Materials and methods: One-hundred forty nine patients who underwent breast MR imaging for a preoperative evaluation of breast cancer between January 2002 and July 2004 were included in the study. We searched all cases for any additional lesions that were found initially by MR imaging and investigated the performance of targeted US in identifying the lesions. We also investigated their pathological outcomes and changes in treatment as a result of lesion identification.

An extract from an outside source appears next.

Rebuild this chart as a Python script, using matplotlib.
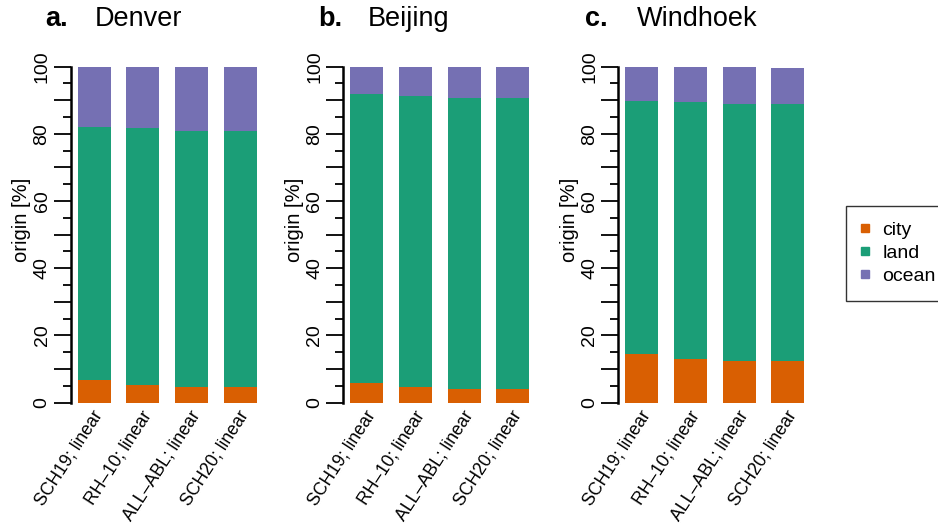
import matplotlib
matplotlib.use('Agg')
import matplotlib.pyplot as plt
from matplotlib.lines import Line2D
from matplotlib.ticker import FuncFormatter
from matplotlib.transforms import ScaledTranslation
import numpy as np

plt.rcParams['font.family'] = ['Liberation Sans', 'DejaVu Sans']

# ---- data ----
cities = ['Denver', 'Beijing', 'Windhoek']
panel_letters = ['a.', 'b.', 'c.']
models = ['SCH19; linear', 'RH\u201310; linear', 'ALL\u2013ABL; linear', 'SCH20; linear']
categories = ['city', 'land', 'ocean']
colors = ['#D95F02', '#1B9E77', '#7570B3']

denver_city = [6.9, 5.3, 4.7, 4.7]
denver_land = [75.1, 76.5, 76.2, 76.2]
denver_ocean = [17.9, 18.2, 19.1, 19.1]

beijing_city = [5.8, 4.7, 4.1, 4.1]
beijing_land = [86.0, 86.5, 86.7, 86.7]
beijing_ocean = [8.2, 8.8, 9.2, 9.2]

windhoek_city = [14.6, 13.0, 12.4, 12.4]
windhoek_land = [75.3, 76.4, 76.4, 76.4]
windhoek_ocean = [10.1, 10.6, 11.2, 10.9]

data = {
    'Denver': [denver_city, denver_land, denver_ocean],
    'Beijing': [beijing_city, beijing_land, beijing_ocean],
    'Windhoek': [windhoek_city, windhoek_land, windhoek_ocean],
}

# ---- layout ----
W, H = 938, 525
fig = plt.figure(figsize=(W / 100, H / 100), dpi=100)

left_px = [70.7, 343.3, 618.3]
bottom_px, top_px = 402.7, 66.7
ax_w_px = 192
px_per_unit = 48.7
x_left = -0.483
x_right = x_left + ax_w_px / px_per_unit
title_x_px = [45, 318, 585]
name_x_px = [95, 368, 637]

label_fmt = FuncFormatter(lambda v, p: f'{int(round(v))}' if int(round(v)) % 20 == 0 else '')
xlab_shift = ScaledTranslation(5 / 100, 0, fig.dpi_scale_trans)

x = np.arange(len(models))
for i, city in enumerate(cities):
    ax = fig.add_axes([left_px[i] / W, 1 - bottom_px / H, ax_w_px / W, (bottom_px - top_px) / H])
    bottom = np.zeros(len(models))
    for vals, col in zip(data[city], colors):
        ax.bar(x, vals, width=0.68, bottom=bottom, color=col, linewidth=0)
        bottom = bottom + np.array(vals)
    ax.set_xlim(x_left, x_right)
    ax.set_ylim(0, 100)
    for s in ['top', 'right', 'bottom']:
        ax.spines[s].set_visible(False)
    ax.spines['left'].set_linewidth(1.8)
    ax.spines['left'].set_bounds(0, 100)
    ax.set_yticks(np.arange(0, 101, 10))
    ax.set_yticks(np.arange(5, 100, 10), minor=True)
    ax.yaxis.set_major_formatter(label_fmt)
    ax.tick_params(axis='y', which='major', length=12, width=1.3, direction='out', pad=2.5,
                   labelsize=14)
    ax.tick_params(axis='y', which='minor', length=6, width=1.3, direction='out')
    for lab in ax.get_yticklabels():
        lab.set_rotation(90)
        lab.set_va('center')
    ax.set_xticks(x)
    ax.set_xticklabels(models, rotation=57, ha='right', va='center', rotation_mode='anchor',
                       fontsize=12.7)
    ax.tick_params(axis='x', length=0, pad=7)
    for lab in ax.get_xticklabels():
        lab.set_transform(lab.get_transform() + xlab_shift)
    ax.set_ylabel('origin [%]', fontsize=14.5)
    ax.yaxis.set_label_coords(-0.205, 0.545)
    fig.text(title_x_px[i] / W, 1 - 19 / H, panel_letters[i], fontsize=19.5, fontweight='bold',
             ha='left', va='center')
    fig.text(name_x_px[i] / W, 1 - 19 / H, city, fontsize=19.5, ha='left', va='center')

handles = [Line2D([0], [0], marker='s', linestyle='none', markersize=6, markerfacecolor=c,
                  markeredgecolor=c) for c in colors]
leg = fig.legend(handles, categories, loc='upper left', bbox_to_anchor=(846 / W, 1 - 206 / H),
                 frameon=True, fancybox=False, edgecolor='black', fontsize=14,
                 handlelength=0.4, handletextpad=0.67, labelspacing=0.28, borderpad=0.8,
                 borderaxespad=0)
leg.get_frame().set_linewidth(1.0)

fig.savefig('out.png', dpi=100)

Results: Of the 149 patients with breast cancer, additional suspicious lesions were detected with MR imaging in 62 patients (42%). Of the 69 additional lesions found in those 62 patients, 26 (38%) were confirmed as cancers by histology. Thirty-eight lesions in 31 patients were examined with targeted US and were histologically revealed as cancers in 18 (47%), high risk lesions in two (5%), benign lesions in 15 (39%), and unidentified lesions in three (8%). The cancer rate was statistically higher in lesions with a US correlate than in lesions without a US correlate (p = 0.028). Of 31 patients, the surgical plan was altered in 27 (87%). The use of targeted US justified a change in treatment for 22 patients (81%) and misled five patients (19%) into having an unnecessary surgical excision.

Conclusion: Targeted US can play a useful role in the evaluation of additional suspicious lesions detected by MR imaging in breast cancer patients, but is limited in lesions without a US correlate.